Here’s The Stone Roses with ‘I Am The Resurrection’. Happy Easter everyone.
I’ve come to expect a lot from American pale ales and IPA’s and certainly wasn’t disappointed with this one from the Rochester, NY-based Dundee Brewery.
After a hard day replacing the front deck, this IPA went down a treat. Such complexity in the flavours, dried fruit and caramelised sugars mixed with a subtle bitterness with a hint of malt whisky (or perhaps that was the 6% abv coming through). In fact, it reminded me of a Dundee Cake, whether this was psychosomatic because of the name, I don’t know, but I certainly wanted another slice when I’d finished the first. Have your cake …… and eat it.

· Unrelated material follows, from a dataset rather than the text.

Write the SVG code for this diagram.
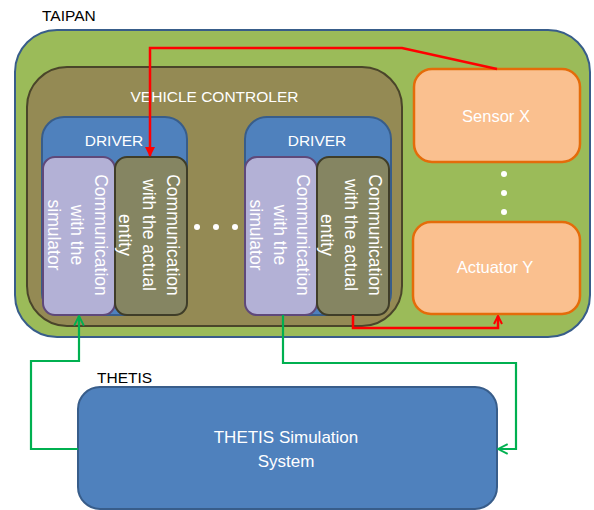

Here’s Dundee band, The Associates, with the great ‘going out’ anthem ‘Party Fears Two’. There was a time when we all tried to dance like this …………

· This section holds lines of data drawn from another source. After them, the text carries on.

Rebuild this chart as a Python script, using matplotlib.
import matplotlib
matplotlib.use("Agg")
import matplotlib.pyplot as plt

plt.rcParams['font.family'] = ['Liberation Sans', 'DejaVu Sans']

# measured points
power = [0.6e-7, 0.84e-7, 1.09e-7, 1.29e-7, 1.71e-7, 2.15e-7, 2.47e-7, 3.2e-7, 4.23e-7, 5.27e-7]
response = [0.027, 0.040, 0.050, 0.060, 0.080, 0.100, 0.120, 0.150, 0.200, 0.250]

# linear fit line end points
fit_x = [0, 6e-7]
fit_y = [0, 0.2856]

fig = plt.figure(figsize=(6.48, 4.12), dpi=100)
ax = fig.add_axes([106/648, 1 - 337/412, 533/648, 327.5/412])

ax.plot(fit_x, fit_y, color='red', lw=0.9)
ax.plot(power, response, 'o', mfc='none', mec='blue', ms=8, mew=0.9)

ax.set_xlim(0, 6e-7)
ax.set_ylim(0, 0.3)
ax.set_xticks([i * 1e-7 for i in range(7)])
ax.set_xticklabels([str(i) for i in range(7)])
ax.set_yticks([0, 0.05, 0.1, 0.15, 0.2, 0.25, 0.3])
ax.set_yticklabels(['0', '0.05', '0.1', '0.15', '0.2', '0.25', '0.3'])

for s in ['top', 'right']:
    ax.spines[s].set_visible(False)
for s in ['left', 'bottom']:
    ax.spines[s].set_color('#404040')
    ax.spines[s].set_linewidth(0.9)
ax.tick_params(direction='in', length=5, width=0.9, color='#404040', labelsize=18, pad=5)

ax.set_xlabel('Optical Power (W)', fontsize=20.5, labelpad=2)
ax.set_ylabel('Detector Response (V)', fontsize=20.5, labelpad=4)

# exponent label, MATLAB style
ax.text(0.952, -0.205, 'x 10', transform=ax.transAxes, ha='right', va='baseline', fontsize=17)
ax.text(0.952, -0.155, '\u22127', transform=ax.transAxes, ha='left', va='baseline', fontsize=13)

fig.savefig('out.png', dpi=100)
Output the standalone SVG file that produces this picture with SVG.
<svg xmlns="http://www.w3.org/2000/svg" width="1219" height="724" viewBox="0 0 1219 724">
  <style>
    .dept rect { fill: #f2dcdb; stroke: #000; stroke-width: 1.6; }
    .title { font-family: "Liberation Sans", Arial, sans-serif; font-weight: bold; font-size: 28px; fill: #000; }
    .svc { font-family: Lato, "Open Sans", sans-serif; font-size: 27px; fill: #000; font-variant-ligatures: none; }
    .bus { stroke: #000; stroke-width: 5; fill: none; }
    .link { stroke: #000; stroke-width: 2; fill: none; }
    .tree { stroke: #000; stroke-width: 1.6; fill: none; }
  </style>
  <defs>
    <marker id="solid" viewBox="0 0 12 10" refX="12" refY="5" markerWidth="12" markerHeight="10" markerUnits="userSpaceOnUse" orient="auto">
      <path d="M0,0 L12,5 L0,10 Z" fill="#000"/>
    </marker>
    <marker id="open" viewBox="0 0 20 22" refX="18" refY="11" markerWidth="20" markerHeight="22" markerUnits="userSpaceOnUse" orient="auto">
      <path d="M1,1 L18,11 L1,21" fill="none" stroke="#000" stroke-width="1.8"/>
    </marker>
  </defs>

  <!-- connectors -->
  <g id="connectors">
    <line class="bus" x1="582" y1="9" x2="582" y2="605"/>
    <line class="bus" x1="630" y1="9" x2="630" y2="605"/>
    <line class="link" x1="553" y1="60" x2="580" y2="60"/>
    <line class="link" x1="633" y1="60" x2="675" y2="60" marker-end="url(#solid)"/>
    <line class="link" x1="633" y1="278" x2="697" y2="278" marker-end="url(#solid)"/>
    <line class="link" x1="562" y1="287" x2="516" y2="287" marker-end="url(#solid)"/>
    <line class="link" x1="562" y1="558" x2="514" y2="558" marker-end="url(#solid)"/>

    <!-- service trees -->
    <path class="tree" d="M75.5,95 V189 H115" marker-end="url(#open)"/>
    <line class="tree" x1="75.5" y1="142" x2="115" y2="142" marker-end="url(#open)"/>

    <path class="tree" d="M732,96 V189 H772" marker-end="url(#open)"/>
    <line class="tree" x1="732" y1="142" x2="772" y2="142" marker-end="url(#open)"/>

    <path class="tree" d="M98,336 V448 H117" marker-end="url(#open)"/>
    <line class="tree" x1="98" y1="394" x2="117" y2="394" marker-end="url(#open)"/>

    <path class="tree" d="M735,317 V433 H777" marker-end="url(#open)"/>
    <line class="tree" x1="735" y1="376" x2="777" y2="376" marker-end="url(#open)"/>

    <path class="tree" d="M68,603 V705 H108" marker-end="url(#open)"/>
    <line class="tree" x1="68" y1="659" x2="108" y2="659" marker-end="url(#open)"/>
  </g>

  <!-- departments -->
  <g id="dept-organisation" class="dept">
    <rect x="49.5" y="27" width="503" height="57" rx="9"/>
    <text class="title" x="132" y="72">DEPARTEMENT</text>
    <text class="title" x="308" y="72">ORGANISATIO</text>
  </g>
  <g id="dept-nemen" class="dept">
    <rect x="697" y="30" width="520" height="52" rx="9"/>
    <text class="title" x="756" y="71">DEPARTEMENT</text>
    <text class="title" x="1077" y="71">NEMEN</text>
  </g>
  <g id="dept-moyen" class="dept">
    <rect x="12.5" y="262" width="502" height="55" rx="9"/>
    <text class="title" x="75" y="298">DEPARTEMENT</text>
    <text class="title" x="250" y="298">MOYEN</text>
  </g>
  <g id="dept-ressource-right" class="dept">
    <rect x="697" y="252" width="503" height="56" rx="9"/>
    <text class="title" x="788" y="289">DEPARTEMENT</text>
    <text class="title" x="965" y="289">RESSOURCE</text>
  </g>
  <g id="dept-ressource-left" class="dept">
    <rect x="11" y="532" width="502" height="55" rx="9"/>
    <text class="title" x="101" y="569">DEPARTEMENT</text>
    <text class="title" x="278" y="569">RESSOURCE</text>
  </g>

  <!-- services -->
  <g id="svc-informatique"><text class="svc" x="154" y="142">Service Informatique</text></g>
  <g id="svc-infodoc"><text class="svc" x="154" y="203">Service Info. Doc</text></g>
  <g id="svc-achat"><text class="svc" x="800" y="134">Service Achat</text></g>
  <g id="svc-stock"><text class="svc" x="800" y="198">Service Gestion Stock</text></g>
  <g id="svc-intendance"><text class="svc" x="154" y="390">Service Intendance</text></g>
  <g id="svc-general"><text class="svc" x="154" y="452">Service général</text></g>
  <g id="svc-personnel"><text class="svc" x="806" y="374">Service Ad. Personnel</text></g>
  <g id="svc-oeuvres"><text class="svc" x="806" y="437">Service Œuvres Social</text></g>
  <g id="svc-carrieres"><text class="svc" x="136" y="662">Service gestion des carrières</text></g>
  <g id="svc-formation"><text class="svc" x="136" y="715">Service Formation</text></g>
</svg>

You know when you see a bloke and you like the look of him? You know, when you think, ‘I wouldn’t mind a bit of that bloke’? No? Me neither until I came across this ‘Bloke’ in my local boozoligist’s. Sail & Anchor, the old Femantle-based brewery, have made what can only be described as a ‘bloody good bloke’.
This red ale lives up its name, rich reddish brown in colour, it fills my pint glass and then some. Nice tight bubbles, it has a floral aroma and, when poured correctly, holds its head . Although it’s brewed in collaboration with the American brewer, Karl Strauss, I found this very English in character, like a strong Kentish ale. At 6% it packs a punch and has a good balance of malt and citrus hop flavours. I really like this Bloke.

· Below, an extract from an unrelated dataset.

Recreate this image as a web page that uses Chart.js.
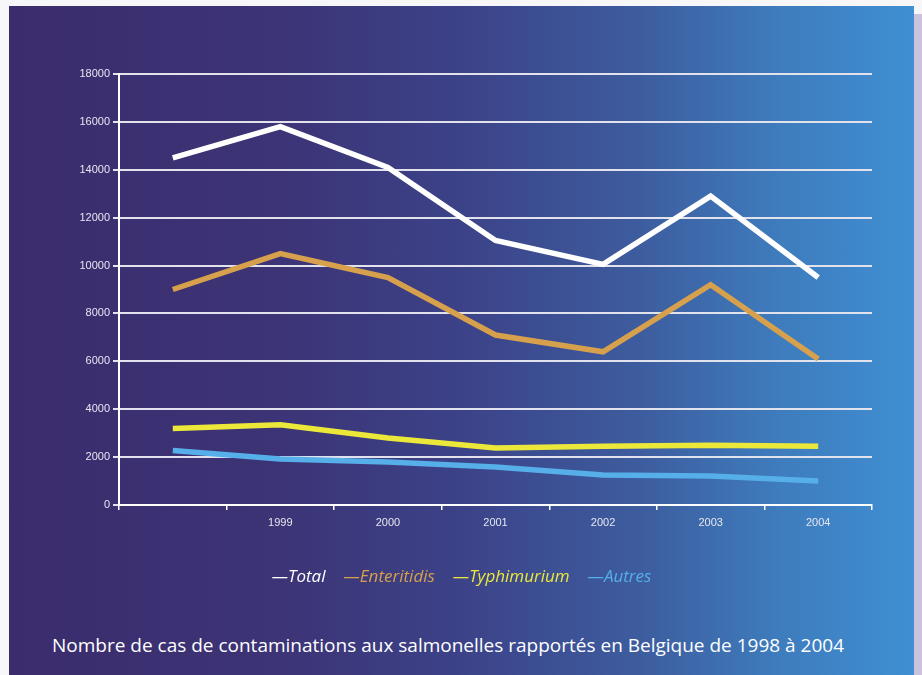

It’s a limited edition, so rush out and buy one now. Better still, buy a case and lay it down, like a fine wine ……. one day you might be able to bribe a politician with a bottle!
To celebrate the day, here’s the Black Crowes with ‘Good Friday’ and remember, there are no bunnies in the real story of Easter.
Fremantle’s Little Creatures Brewery have added to their stable of great beers with a beefed-up IPA that’s up there with the best. An American style India Pale Ale, packed with hops and citrus flavours.
After the disappointment of Roger’s Beer, it was good to see the West Australians back on form. It’s an IPA with real bite, pleasant pink grapefruit undertones and a great bitter finish. As Jim Carey once said, ‘I like it a lot’.
Tommy Cooper has come up with just that, an unpasteurised pilsner …… just like that! Golden straw in colour, it has good meaty bubbles but lacks the sediment you expect with a Cooper’s brew. For a lager, it has some depth, malt and a slight hint of Wax Jambu. Clean and fresh but hardly earth shattering, and at $20 for a 6-pack, this Artisan ale can stay on the reserve’s bench.
On a more interesting note, there was an eclipse of the the moon this evening , which was pretty cool.
In honour of this evening lunacy, here’s Echo and the Bunnymen with ‘Killing Moon’
The Beer Hunter is back, redefining the meaning of ‘365’. I won’t blame it on the sunshine, the moonlight or the boogie but suffice to say I’ve been away for a few days in FNQ, with no internet and even worse, no beer …….. until I reached the airport! At least there was no FNQ.
Regular reader will know that I’m not much of a lager fan (old friends will scoff and do a double take), but the ‘Reef Blonde‘ caught my eye at Cairns Airport. Besides, it’s not really a lager. Hand-crafted? yes. Low-carb? Yes, but why? I like carbs!
I was pleasantly surprised but this pale lager-like beer. The pipes were certainly clean when mine was poured, producing a good head that tracked down the glass as I sipped away. I didn’t miss the carbs at all and found fresh undertones of Champagne and elderflower. A real refresher. The best beer I’d had all week ……….. and the first.